Production Standardization and Export Economy
Mathura operated as an ancient manufacturing factory for religious art. Rather than carving sculptures directly at monastic sites, artisans worked in standardized urban ateliers using local red sandstone.
- The Export Matrix: Once finished, these standalone statues and architectural elements were packaged and exported along the Uttarapatha and Dakshinapatha routes to distant religious centers.
- Geographic Distribution: Mathura-carved sculptures have been archaeologically recovered from sites located hundreds of miles away, including Sarnath, Shravasti, Kaushambi, Pataliputra, Bodh Gaya, and even Chandraketugarh in Bengal, confirming Mathura’s dominance in the post-Mauryan art market.
Key Epigraphic and Historical Markers for Examination
The Sarnath Bodhisattva Inscription of Friar Bala
Dated precisely to the 3rd regnal year of Kanishka I, this inscription records the installation of a colossal, free-standing Bodhisattva image at the holy site of Sarnath. Petrographic analysis confirms that the statue was manufactured in Mathura from spotted red sandstone and transported east. The inscription explicitly mentions that the regional administration was overseen by the Kushana provincial governors (Satraps) Kharapallana and Vanaspara, showing that artistic distribution went hand-in-hand with centralized administrative control.
The Amoini Inscription
A well-known Jain inscription from Mathura dated to the reign of the early Saka ruler Sodasa (1st century BCE). It records the installation of an Ayagapata by a woman named Amoini, providing a benchmark for dating the pre-Kushana transitional phase of the Mathura School.

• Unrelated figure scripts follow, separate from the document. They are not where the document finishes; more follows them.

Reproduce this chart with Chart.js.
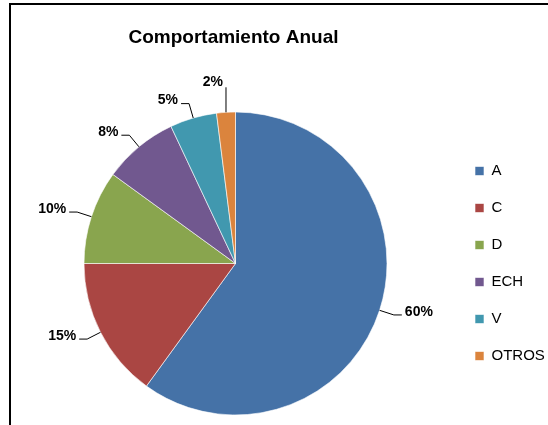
<!DOCTYPE html>
<html lang="es">
<head>
    <meta charset="UTF-8">
    <title>Comportamiento Anual</title>
    <style>
body {
    margin: 0;
    padding: 0;
    background-color: #fff;
    overflow: hidden;
}

#frame {
    position: absolute;
    left: 9px;
    top: 3px;
    width: 700px;
    height: 600px;
    border-top: 2px solid #000;
    border-left: 2px solid #000;
}

#chart-container {
    position: absolute;
    left: 0;
    top: 0;
    width: 548px;
    height: 425px;
}
    </style>
</head>
<body>
    <div id="frame"></div>
    <div id="chart-container">
        <canvas id="pieChart" width="548" height="425"></canvas>
    </div>

    <script src="https://cdn.jsdelivr.net/npm/chart.js"></script>
    <script>
        // Chart data
        const chartTitle = 'Comportamiento Anual';
        const categories = ['A', 'C', 'D', 'ECH', 'V', 'OTROS'];
        const values = [60, 15, 10, 8, 5, 2];
        const colors = ['#4572A7', '#AA4643', '#89A54E', '#71588F', '#4198AF', '#DB843D'];

        const FONT = "Arial, 'Liberation Sans', sans-serif";

        // Title drawn above the pie
        const titlePlugin = {
            id: 'pieTitle',
            afterDraw(chart) {
                const ctx = chart.ctx;
                const area = chart.chartArea;
                ctx.save();
                ctx.font = 'bold 19px ' + FONT;
                ctx.fillStyle = '#000';
                ctx.textAlign = 'center';
                ctx.textBaseline = 'middle';
                ctx.fillText(chartTitle, (area.left + area.right) / 2 - 2, 38);
                ctx.restore();
            }
        };

        // Percent labels with leader lines
        const leaderLabels = {
            id: 'leaderLabels',
            afterDatasetsDraw(chart) {
                const ctx = chart.ctx;
                const meta = chart.getDatasetMeta(0);
                const data = chart.data.datasets[0].data;
                const total = data.reduce((a, b) => a + b, 0);
                ctx.save();
                ctx.font = 'bold 14px ' + FONT;
                ctx.fillStyle = '#000';
                ctx.strokeStyle = '#000';
                ctx.lineWidth = 1;
                ctx.textBaseline = 'middle';
                meta.data.forEach((arc, i) => {
                    const mid = (arc.startAngle + arc.endAngle) / 2;
                    const cos = Math.cos(mid), sin = Math.sin(mid);
                    const r = arc.outerRadius;
                    const text = Math.round(data[i] / total * 100) + '%';
                    const x0 = arc.x + cos * r, y0 = arc.y + sin * r;
                    ctx.beginPath();
                    ctx.moveTo(x0, y0);
                    if (Math.abs(cos) < 0.15) {
                        // thin slice near the top: straight up
                        const y1 = y0 - 25;
                        ctx.lineTo(x0, y1);
                        ctx.stroke();
                        ctx.textAlign = 'right';
                        ctx.fillText(text, x0 - 3, y1 - 5);
                        return;
                    }
                    const x1 = arc.x + cos * (r + 15), y1 = arc.y + sin * (r + 15);
                    const dir = cos >= 0 ? 1 : -1;
                    const x2 = x1 + dir * 8;
                    ctx.lineTo(x1, y1);
                    ctx.lineTo(x2, y1);
                    ctx.stroke();
                    ctx.textAlign = dir > 0 ? 'left' : 'right';
                    ctx.fillText(text, x2 + dir * 3, y1 - 3);
                });
                ctx.restore();
            }
        };

        const ctx = document.getElementById('pieChart').getContext('2d');
        const chart = new Chart(ctx, {
            type: 'pie',
            data: {
                labels: categories,
                datasets: [{
                    data: values,
                    backgroundColor: colors,
                    borderColor: 'rgba(255, 255, 255, 0.6)',
                    borderWidth: 1,
                    hoverOffset: 0
                }]
            },
            options: {
                responsive: false,
                animation: false,
                layout: {
                    padding: { top: 111.5, bottom: 9.5, left: 18, right: 3 }
                },
                plugins: {
                    title: { display: false },
                    tooltip: { enabled: false },
                    legend: {
                        position: 'right',
                        maxWidth: 92,
                        labels: {
                            boxWidth: 9,
                            boxHeight: 9,
                            padding: 22,
                            color: '#000',
                            font: { family: FONT, size: 15 }
                        }
                    }
                }
            },
            plugins: [titlePlugin, leaderLabels]
        });
    </script>
</body>
</html>
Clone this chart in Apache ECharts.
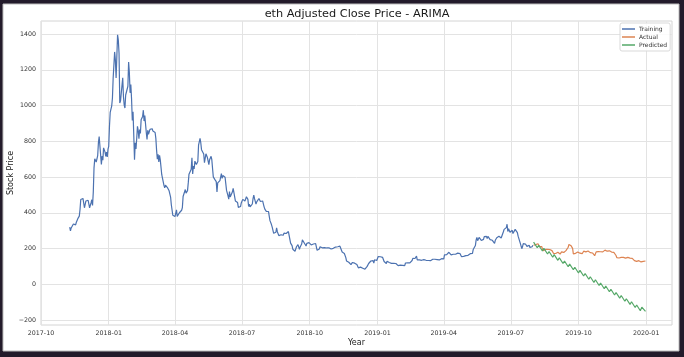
<!DOCTYPE html>
<html><head><meta charset="utf-8">
<script src="https://cdn.jsdelivr.net/npm/echarts@6/dist/echarts.min.js"></script>
<style>html,body{margin:0;padding:0;background:#231b2b;}#c{width:684px;height:357px;}</style>
</head><body><div id="c"></div>
<script>
// ---- data (daily adjusted close, USD) ----
const train2017Start = '2017-11-09';
const train2017 = [320,299,315,307,316,337,333,330,332,347,354,367,360,381,418,474,466,471,480,472,428,447,
  466,463,465,470,463,428,434,456,473,441,515,651,702,696,684,693,720,793,827,820,821,670,718,694,763,753,739,716,740,712,756];
const train2018aStart = '2018-01-01';
const train2018a = [772,884,962,980,997,1041,1153,1148,1300,1256,1154,1273,1396,1366,1292,1014,1026,1037,1036,1155,1049,1003,986,1059,1056,1054,1108,1243,1185,1071,1118,
  1037,916,965,834,697,791,757,816,884,861,815,866,844,921,928,939,974,913,944,895,849,810,862,839,842,867,878,856,
  870,857,856,865,849,815,749,700,727,684,721,696,690,613,611,605,553,539,555,559,560,539,541,523,520,488,445,449,386,395,397,
  379,386,416,380,383,384,400,401,399,414,429,491,495,502,530,510,502,524,567,616,605,621,643,708,617,662,645,689,687,670,
  673,687,779,786,816,792,753,753,752,729,680,684,730,730,709,708,669,697,697,716,697,648,601,603,587,594,574,517,567,567,578,
  580,591,619,592,608,607,604,599,596,525,531,495,476,519,488,497,499,517,537,537,526,466,473,456,457,430,441,420,435,455];
const train2018bStart = '2018-07-01';
const train2018b = [453,475,464,467,466,474,490,487,475,435,448,433,432,436,449,479,499,479,471,448,461,458,458,480,471,463,470,467,466,458,433,
  420,410,408,409,407,407,380,356,365,334,320,318,285,279,281,291,316,294,300,272,282,275,277,282,279,274,286,295,285,284,283,
  295,295,289,285,230,229,216,196,197,197,185,183,210,212,222,221,196,209,210,225,248,241,244,228,218,214,229,221,232,233,
  230,227,220,222,227,225,227,229,228,225,190,195,198,197,210,210,208,204,203,204,205,204,203,203,203,203,204,204,197,197,197,
  200,201,199,212,208,219,217,210,210,212,213,210,206,180,175,174,172,176,149,130,137,125,123,112,115,110,113,122,117,114,
  118,116,108,110,103,92,92,93,96,90,89,90,86,84,84,85,95,100,100,116,110,119,130,140,130,132,118,137,138,141,133];
const train2019Start = '2019-01-01';
const train2019 = [140,155,147,153,154,156,150,150,152,127,127,124,116,129,122,123,122,119,123,117,116,119,117,118,117,116,113,105,104,108,106,
  107,110,106,106,105,104,104,119,119,124,120,122,121,120,121,123,133,145,143,148,144,147,158,136,139,137,136,135,
  136,134,132,126,138,138,138,134,137,135,133,134,133,132,137,142,140,138,139,140,136,137,138,137,135,136,141,140,143,142,141,
  142,164,161,158,166,168,175,179,176,174,164,164,164,168,162,167,168,173,174,174,170,171,172,165,155,154,156,156,155,161,
  160,162,167,162,163,170,171,170,170,173,194,188,198,217,248,262,244,235,262,251,255,245,244,248,251,266,272,271,268,255,268,
  265,269,250,243,247,246,245,245,229,246,244,260,255,261,268,264,269,259,269,270,294,307,307,311,317,336,295,311,319,291,
  293,292,302,284,287,289,307,313,307,289,269,275,268,229,230,199,211,227,220,227,225,217,212,217,219,218,206,211,212,210,218];
const actualStart = '2019-08-01';
const actualVals = [218,217,222,222,232,225,227,220,211,206,215,211,209,187,188,185,195,195,203,196,186,190,194,191,187,188,186,173,169,170,172,
  172,178,179,174,173,169,177,181,180,180,178,181,180,188,189,197,207,223,221,218,215,211,201,170,169,168,173,174,169,181,
  176,180,174,176,176,171,180,185,193,191,181,181,181,186,180,175,177,173,172,175,173,170,160,161,181,179,184,183,190,183,182,
  183,183,181,186,189,191,186,184,185,189,185,187,186,184,180,182,184,178,175,175,161,149,152,141,147,148,152,150,155,151,
  150,149,147,146,148,148,150,151,148,146,144,145,145,142,142,132,121,133,128,128,127,132,128,127,125,125,126,128,134,131,130];
const predDates = ['2019-08-01','2019-08-06','2019-08-08','2019-08-13','2019-08-15','2019-08-20','2019-08-22','2019-08-27',
  '2019-08-29','2019-09-03','2019-09-05','2019-09-10','2019-09-12','2019-09-17','2019-09-19','2019-09-24','2019-09-26','2019-10-01',
  '2019-10-03','2019-10-08','2019-10-10','2019-10-15','2019-10-17','2019-10-22','2019-10-24','2019-10-29','2019-10-31','2019-11-05',
  '2019-11-07','2019-11-12','2019-11-14','2019-11-19','2019-11-21','2019-11-26','2019-11-28','2019-12-03','2019-12-05','2019-12-10',
  '2019-12-12','2019-12-17','2019-12-19','2019-12-24','2019-12-26','2019-12-31'];
const predVals = [236,204,218,186,201,169,183,151,166,134,148,116,130,98,113,81,95,63,78,46,60,28,42,10,25,-7,7,-25,
  -10,-42,-28,-60,-46,-78,-63,-95,-81,-113,-98,-130,-116,-148,-128,-152];
const xTickLabels = ['2017-10','2018-01','2018-04','2018-07','2018-10','2019-01','2019-04','2019-07','2019-10','2020-01'];
const yTicks = [-200,0,200,400,600,800,1000,1200,1400];
const seriesNames = ['Training','Actual','Predicted'];

// ---- helpers ----
function parseDay(s){ const p=s.split('-').map(Number); return Date.UTC(p[0], p[1]-1, p[2]||1); }
const DAY = 86400000;
function daily(start, vals){ const t0=parseDay(start); return vals.map((v,i)=>[t0 + i*DAY, v]); }
const trainData = [].concat(daily(train2017Start,train2017), daily(train2018aStart,train2018a), daily(train2018bStart,train2018b), daily(train2019Start,train2019));
const actualData = daily(actualStart, actualVals);
const predData = predDates.map((d,i)=>[parseDay(d), predVals[i]]);
const xTickVals = xTickLabels.map(parseDay);
const pad2 = n => (n<10?'0':'')+n;

const FONT = 'DejaVu Sans';
const chart = echarts.init(document.getElementById('c'), null, {renderer:'canvas', width:684, height:357});
chart.setOption({
  animation:false,
  backgroundColor:'#231b2b',
  graphic:[{type:'rect', z:-100, silent:true, shape:{x:3,y:4,width:676,height:347}, style:{fill:'#ffffff', stroke:'#bdbdbd', lineWidth:1}}],
  title:{text:'eth Adjusted Close Price - ARIMA', left:357, top:9, textAlign:'center', padding:0,
    textStyle:{fontFamily:FONT, fontSize:11.3, fontWeight:'normal', color:'#1a1a1a'}},
  legend:{data:seriesNames, orient:'vertical', left:620, top:23, padding:[3,3,3,2], itemGap:2, itemWidth:13, itemHeight:1.5, icon:'rect',
    backgroundColor:'rgba(255,255,255,0.85)', borderColor:'#d9d9d9', borderWidth:1, borderRadius:2,
    textStyle:{fontFamily:FONT, fontSize:6, color:'#333', padding:[0,0,0,-1]}},
  grid:{left:41, top:21, width:631, height:304, show:true, borderColor:'#d4d4d4', borderWidth:1, backgroundColor:'transparent',
    containLabel:false, outerBoundsMode:'none'},
  xAxis:{type:'value', min:parseDay('2017-10-01'), max:parseDay('2020-02-05'),
    name:'Year', nameLocation:'middle', nameGap:14, nameMoveOverlap:false, nameTextStyle:{fontFamily:FONT, fontSize:8, color:'#1a1a1a'},
    axisLine:{show:false}, axisTick:{show:false, customValues:xTickVals},
    axisLabel:{customValues:xTickVals, fontFamily:FONT, fontSize:6.3, color:'#333', margin:5, hideOverlap:false, showMinLabel:true,
      formatter:(v)=>{const d=new Date(v); return d.getUTCFullYear()+'-'+pad2(d.getUTCMonth()+1);}},
    splitLine:{show:true, lineStyle:{color:'#e3e3e3', width:1}}},
  yAxis:{type:'value', min:-228, max:1473,
    name:'Stock Price', nameLocation:'middle', nameGap:26, nameMoveOverlap:false, nameTextStyle:{fontFamily:FONT, fontSize:8, color:'#1a1a1a'},
    axisLine:{show:false}, axisTick:{show:false, customValues:yTicks},
    axisLabel:{customValues:yTicks, fontFamily:FONT, fontSize:6.3, color:'#333', margin:5,
      formatter:(v)=> v<0 ? '\u2212'+Math.abs(v) : String(v)},
    splitLine:{show:true, lineStyle:{color:'#e3e3e3', width:1}}},
  series:[
    {name:seriesNames[0], type:'line', data:trainData, showSymbol:false, lineStyle:{color:'#4c72b0', width:1.2}, itemStyle:{color:'#4c72b0'}},
    {name:seriesNames[1], type:'line', data:actualData, showSymbol:false, lineStyle:{color:'#dd8452', width:1.2}, itemStyle:{color:'#dd8452'}},
    {name:seriesNames[2], type:'line', data:predData, showSymbol:false, lineStyle:{color:'#55a868', width:1.2}, itemStyle:{color:'#55a868'}}
  ]
});
</script></body></html>
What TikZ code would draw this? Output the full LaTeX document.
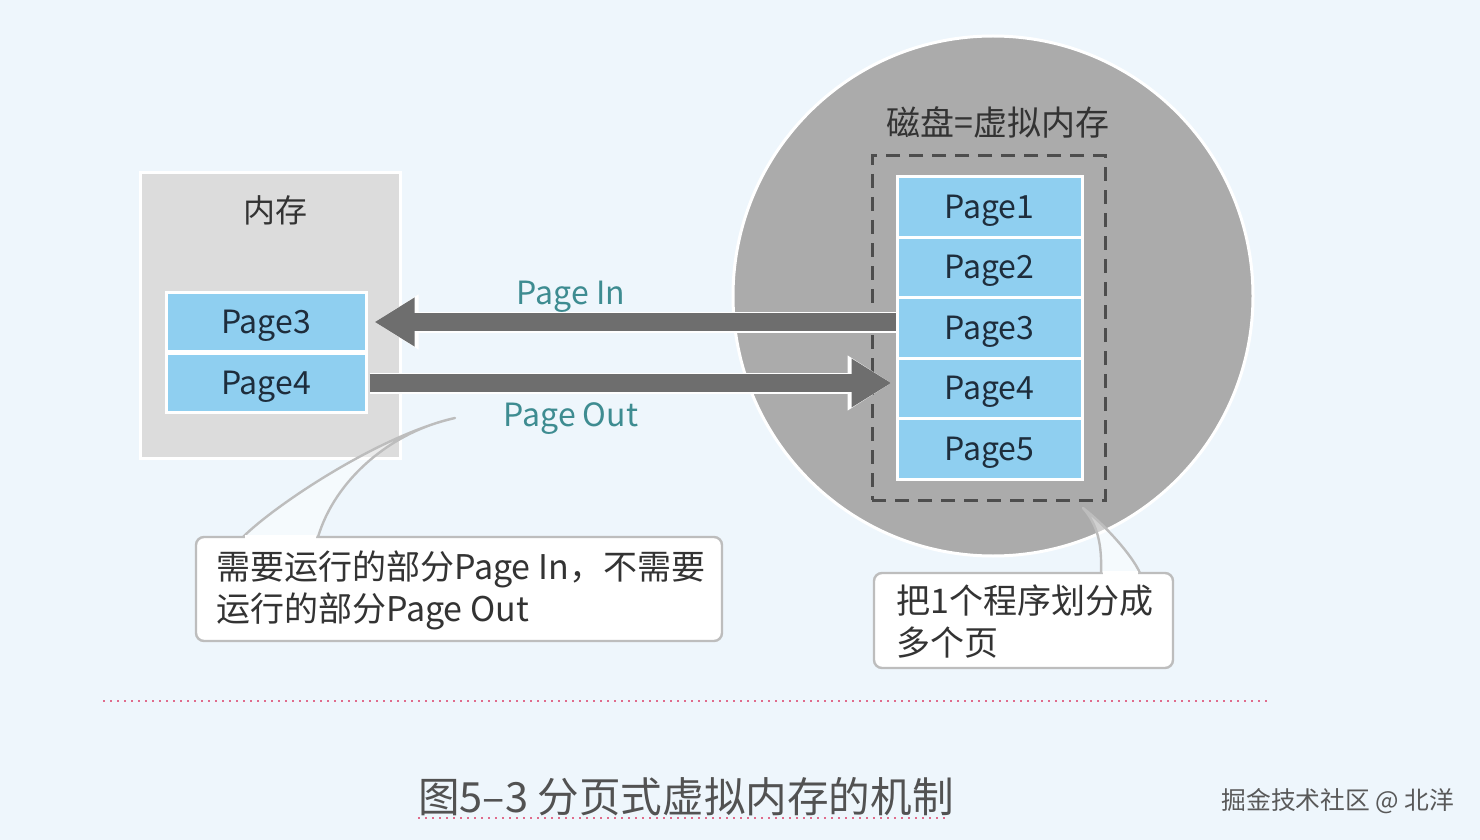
\documentclass[tikz,border=0pt]{standalone}
\usepackage{fontspec}
\setmainfont{Noto Sans CJK SC}
\usetikzlibrary{calc,arrows.meta}
\definecolor{bgc}{HTML}{EEF6FC}
\definecolor{memgray}{HTML}{DCDCDC}
\definecolor{diskgray}{HTML}{ABABAB}
\definecolor{pageblue}{HTML}{8FCFF0}
\definecolor{pagetext}{HTML}{1E2D3C}
\definecolor{arrowc}{HTML}{6E6E6E}
\definecolor{tealc}{HTML}{3E8C91}
\definecolor{dashc}{HTML}{4D4D4D}
\definecolor{callc}{HTML}{BDBDBD}
\definecolor{pinkc}{HTML}{E06C8C}
\definecolor{darktext}{HTML}{333333}
\begin{document}
\begin{tikzpicture}[x=0.5pt,y=-0.5pt,
  pagebox/.style={rectangle, fill=pageblue, draw=white, line width=1.5pt, inner sep=0pt,
    font=\fontsize{16}{18}\selectfont, text=pagetext, text height=11.2pt, text depth=0pt},
  mempage/.style={pagebox, minimum width=100pt, minimum height=29.5pt},
  diskpage/.style={pagebox, minimum width=92.5pt, minimum height=30.25pt},
  bigarrow/.style={draw=arrowc, line width=9pt, -{Triangle[length=20pt,width=23pt]}},
  arrowrim/.style={draw=white, line width=10.5pt, -{Triangle[length=22pt,width=26pt]}},
  callbox/.style={rectangle, rounded corners=4pt, fill=white, draw=callc, line width=1.2pt, inner sep=0pt},
  calltext/.style={anchor=west, align=left, inner sep=0pt, text=darktext,
    font=\fontsize{17}{21}\selectfont},
  arrowlabel/.style={text=tealc, font=\fontsize{16}{18}\selectfont, inner sep=0pt, text height=11.2pt, text depth=0pt},
  tailshape/.style={fill=white, fill opacity=0.45, draw=callc, line width=1.2pt, line join=round}
]
\fill[bgc] (0,0) rectangle (1480,840);
\useasboundingbox (0,0) rectangle (1480,840);

% memory
\node[rectangle, fill=memgray, draw=white, line width=1.5pt, minimum width=130pt, minimum height=142.5pt, inner sep=0pt] (mem) at (270,315.5) {};
\node[text=darktext, font=\fontsize{16}{18}\selectfont, inner sep=0pt] (memlabel) at (275,210) {内存};
\node[mempage] (m3) at (266,322) {Page3};
\node[mempage] (m4) at (266,383) {Page4};

% disk
\node[circle, fill=diskgray, draw=white, line width=1.5pt, minimum size=260pt, inner sep=0pt] (disk) at (993,296) {};
\node[text=darktext, font=\fontsize{17}{19}\selectfont, inner sep=0pt] (disklabel) at (998,122) {磁盘=虚拟内存};
\node[rectangle, draw=dashc, line width=1.5pt, dash pattern=on 7pt off 4.5pt, minimum width=116.5pt, minimum height=172pt, inner sep=0pt] (dbox) at (988.5,328) {};
\node[diskpage] (d1) at (989.5,207) {Page1};
\node[diskpage] (d2) at (989.5,267.5) {Page2};
\node[diskpage] (d3) at (989.5,328) {Page3};
\node[diskpage] (d4) at (989.5,388.5) {Page4};
\node[diskpage] (d5) at (989.5,449) {Page5};

% arrows
\draw[arrowrim, shorten >=3.5pt] (m3.east -| d3.west) -- (m3.east);
\draw[bigarrow, shorten >=3.5pt] (m3.east -| d3.west) -- (m3.east);
\draw[arrowrim, shorten <=1pt, shorten >=2pt] (m4.east) -- (m4.east -| d4.west);
\draw[bigarrow, shorten <=1pt, shorten >=2pt] (m4.east) -- (m4.east -| d4.west);
\node[arrowlabel] (inlabel) at (571,293) {Page In};
\node[arrowlabel] (outlabel) at (571,415) {Page Out};

% callout 1
\node[callbox, minimum width=263pt, minimum height=52pt] (c1) at (459,589) {};
\coordinate (t1a) at (243,537);
\coordinate (t1tip) at (455,418);
\coordinate (t1b) at (318,537);
\draw[tailshape] (t1a) .. controls (275,505) and (380,435) .. (t1tip)
  .. controls (390,432) and (335,480) .. (t1b);
\draw[white, line width=1.6pt] ($(t1a)+(2,0)$) -- ($(t1b)+(-2,0)$);
\node[calltext] (c1t) at ($(c1.west)+(10.5pt,1.5)$) {需要运行的部分Page In，不需要\\运行的部分Page Out};

% callout 2
\node[callbox, minimum width=149.5pt, minimum height=47.5pt] (c2) at (1023.5,620.5) {};
\coordinate (t2a) at (1101,573);
\coordinate (t2tip) at (1083,508);
\coordinate (t2b) at (1140,573);
\draw[tailshape] (t2a) .. controls (1102,545) and (1098,525) .. (t2tip)
  .. controls (1105,525) and (1132,555) .. (t2b);
\draw[white, line width=1.6pt] ($(t2a)+(2,0)$) -- ($(t2b)+(-2,0)$);
\node[calltext] (c2t) at ($(c2.west)+(11.5pt,1.5)$) {把1个程序划分成\\多个页};

% separator and caption
\coordinate (sepL) at (103,701);
\coordinate (sepR) at (1270,701);
\draw[pinkc, line width=1pt, dash pattern=on 1pt off 2.5pt] (sepL) -- (sepR);
\node[text=darktext!85, font=\fontsize{20.8}{22}\selectfont, inner sep=0pt] (cap) at (686,797) {图5–3 分页式虚拟内存的机制};
\coordinate (capL) at (418,818);
\coordinate (capR) at (950,818);
\draw[pinkc, line width=1pt, dash pattern=on 1pt off 2.5pt] (capL) -- (capR);
\node[text=black!65, font=\fontsize{12.4}{14}\selectfont, inner sep=0pt] (wm) at (1338,801) {掘金技术社区 @ 北洋};
\end{tikzpicture}
\end{document}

Influence on Later Gupta Art
The stylistic innovations developed by the Mathura artisans laid the foundation for the classical art of the subsequent Gupta Empire. The Gupta sculptors at Mathura and Sarnath adopted the indigenous physical proportions, the transparent drapery system, and the elaborately carved circular halos from the Kushana baseline, refining them to create the spiritual aesthetic of the 4th and 5th centuries CE.